All’albergo dopo aver pesato il barracuda, mi rivestii e decisi di regalare il pesce ai monaci, visto che l’avevo pescato nel loro territorio. Lo avvolsi in foglie di banano e lo mi presentai al monastero. I monaci erano cinque e mi accolsero con piacere, seguendo le regole posai il pesce per terra davanti al monaco più importante, che era quello che avevo incontrato alla spiaggia; fu colpito dal mio gesto e m’invitò a cena con loro.

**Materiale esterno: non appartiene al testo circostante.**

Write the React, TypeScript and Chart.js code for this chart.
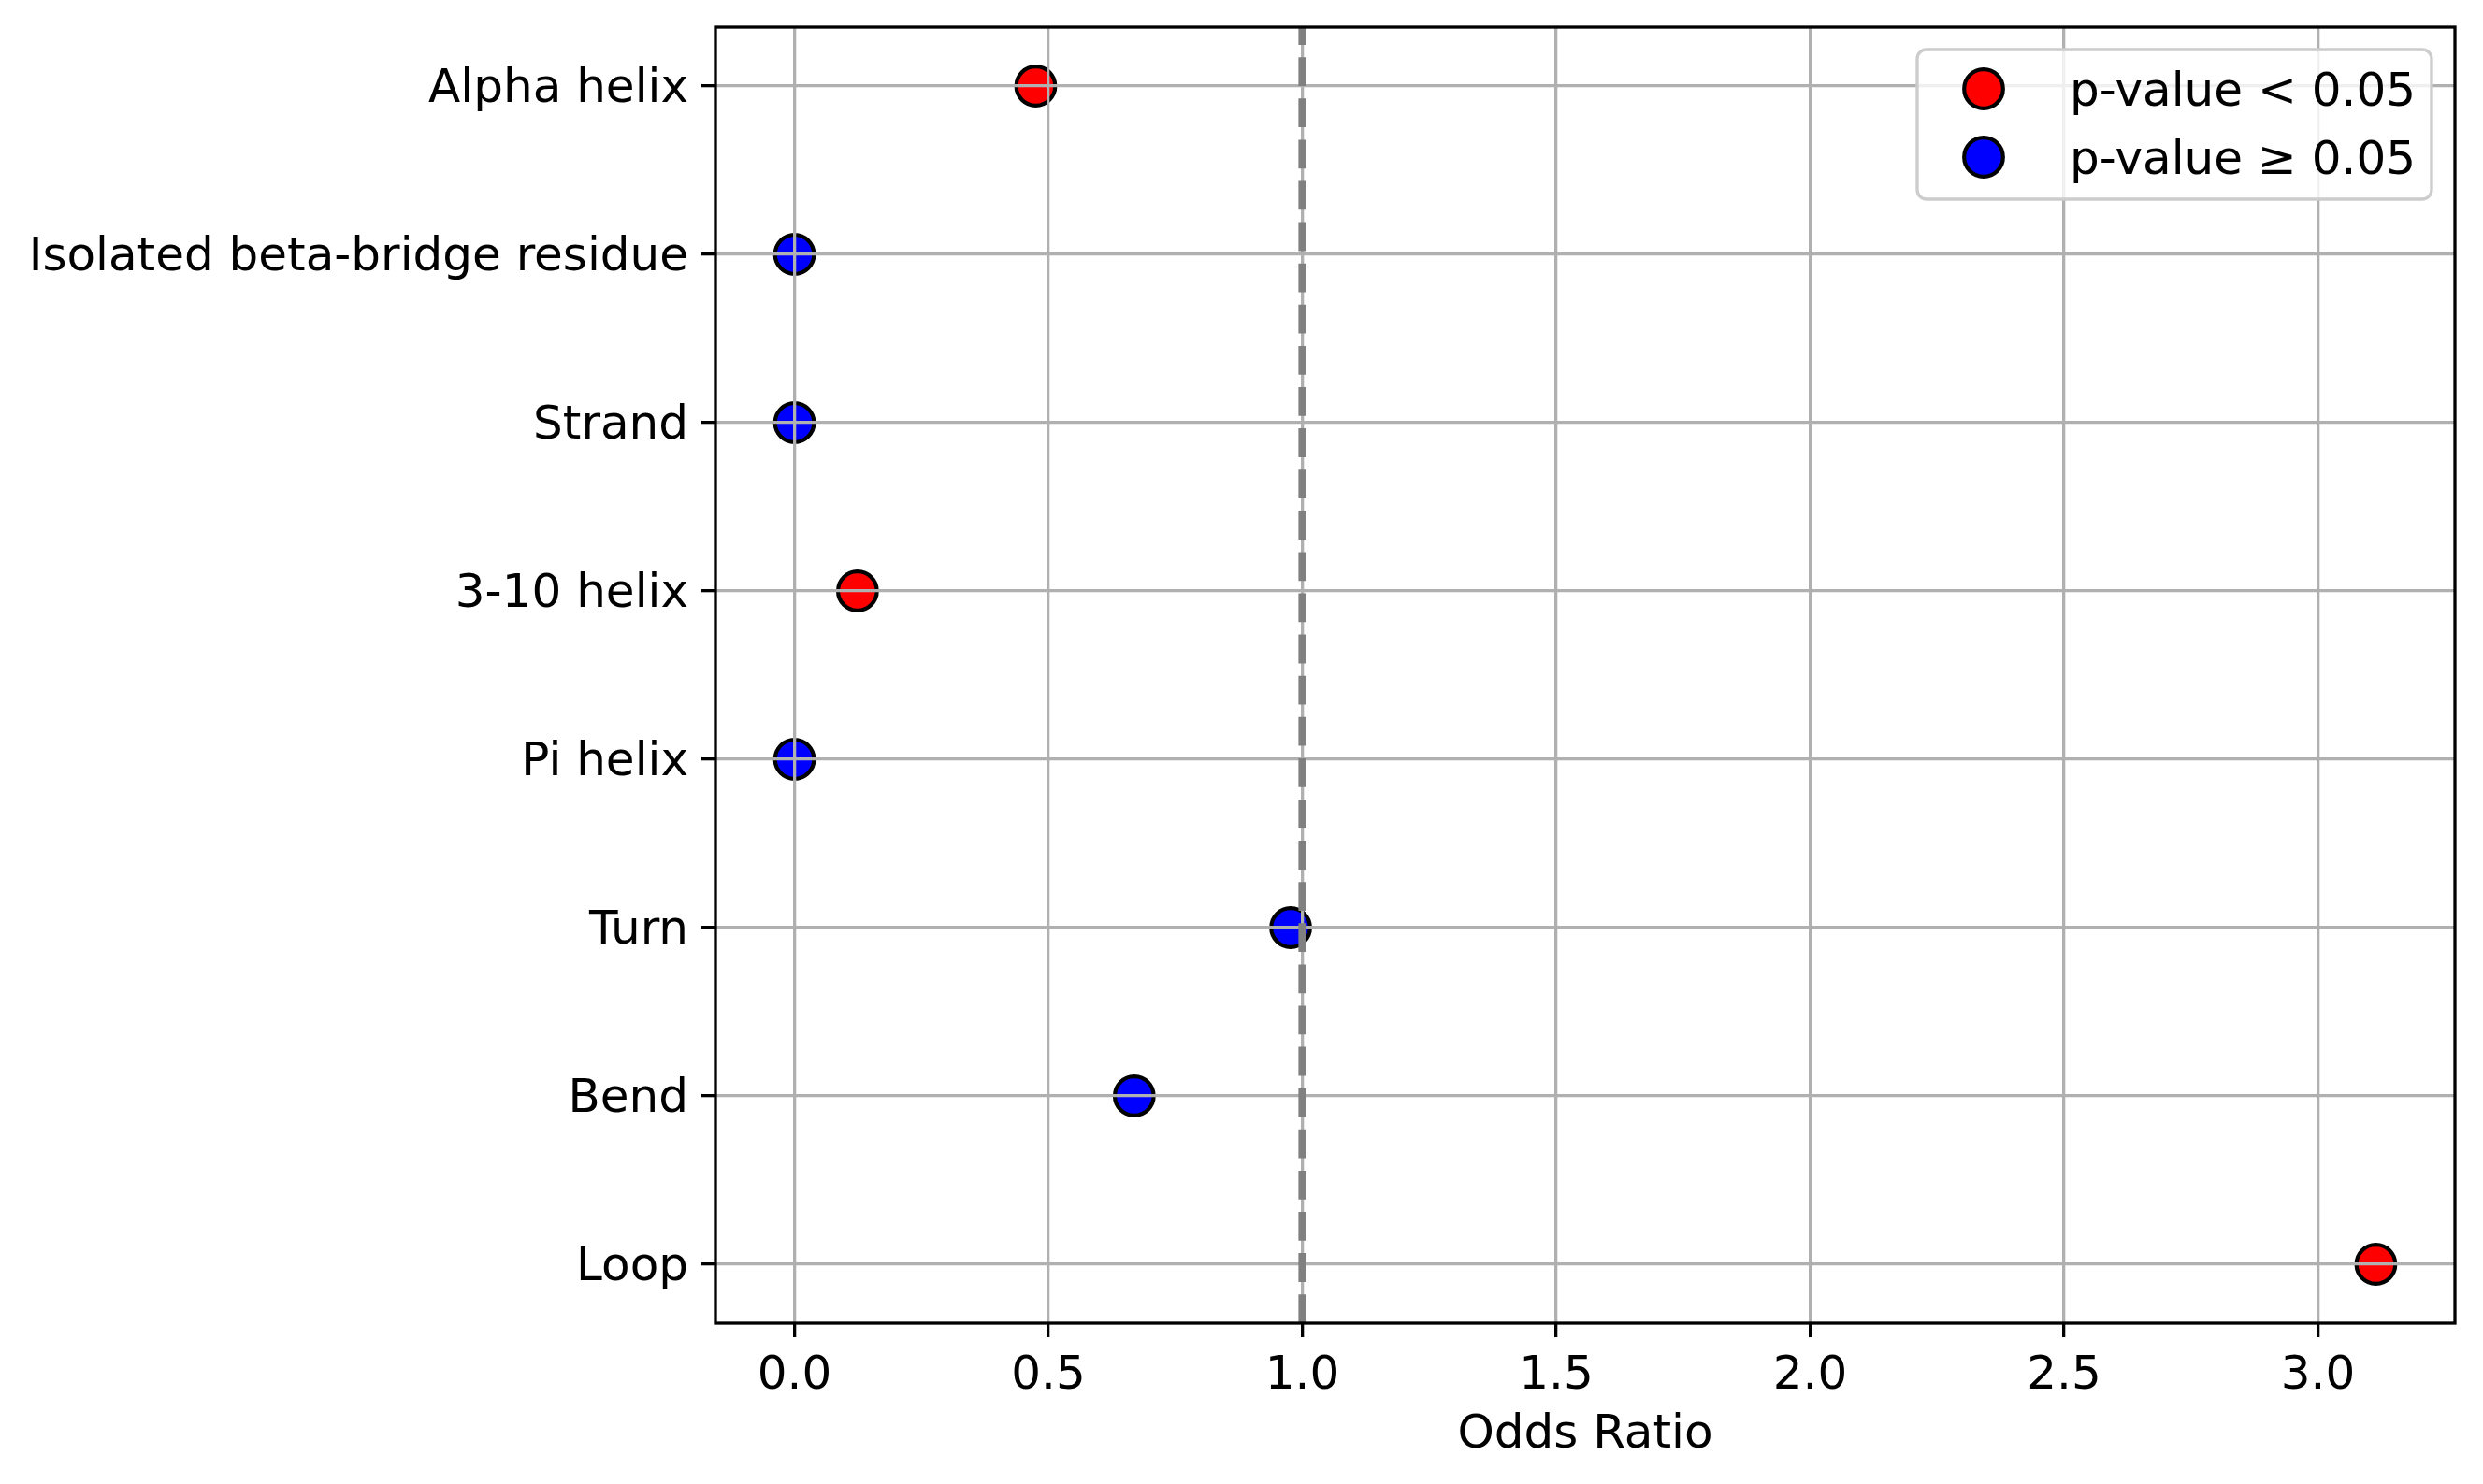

Il pesce fu portato in cucina per essere cucinato e noi ci sedemmo per terra, intorno a un piccolo fuoco, a sorseggiare del thè e a chiacchierare.

Mi subissarono di domande su di me, la famiglia, l’Italia, cui risposi con la mia abituale sincerità, poi passammo ad argomenti più seri, religioni e altro.

Arrivò il barracuda tagliato in trance e cotto alla griglia, era buonissimo, mangiammo con le mani, bevvi acqua di cocco e, alla fine, mi offrirono dell”arak”, fatto da loro, che tenevano per gli ospiti o se qualcuno si fosse sentito male.

Prima di andarmene via, decisi di lasciare 10 dollari americani per i poveri, fu molto apprezzato.

Il monaco che sembrava essere il capo, mi disse di aspettare un attimo, entrò nel monastero e ritornò posando, con la stessa cerimonia, una collana scura ai miei piedi, mi disse che era un regalo dei monaci perché “come il leopardo, mi sono appostato e ho catturato la preda. Sicuramente incarnavo un leopardo”.

Era buio e non potei vederla bene, mi congedai e tornai all’albergo. La guardai attentamente in camera mia, era formata da fili scuri sottili, sembravano fil di ferro e terminava con un pendaglio in cui erano inseriti due artigli di leopardo, come aveva detto il monaco.

Il giorno dopo arrivò l’amico con il cognato, che era un affermato orefice a Colombo, gli mostrai la collana, la guardò con la lente, mi disse che era argento antico, un manufatto molto vecchio per cui non era in grado di fare una valutazione.

Da allora quella collana è sempre con me, mi ha seguito in tutto il mondo, è il mio portafortuna.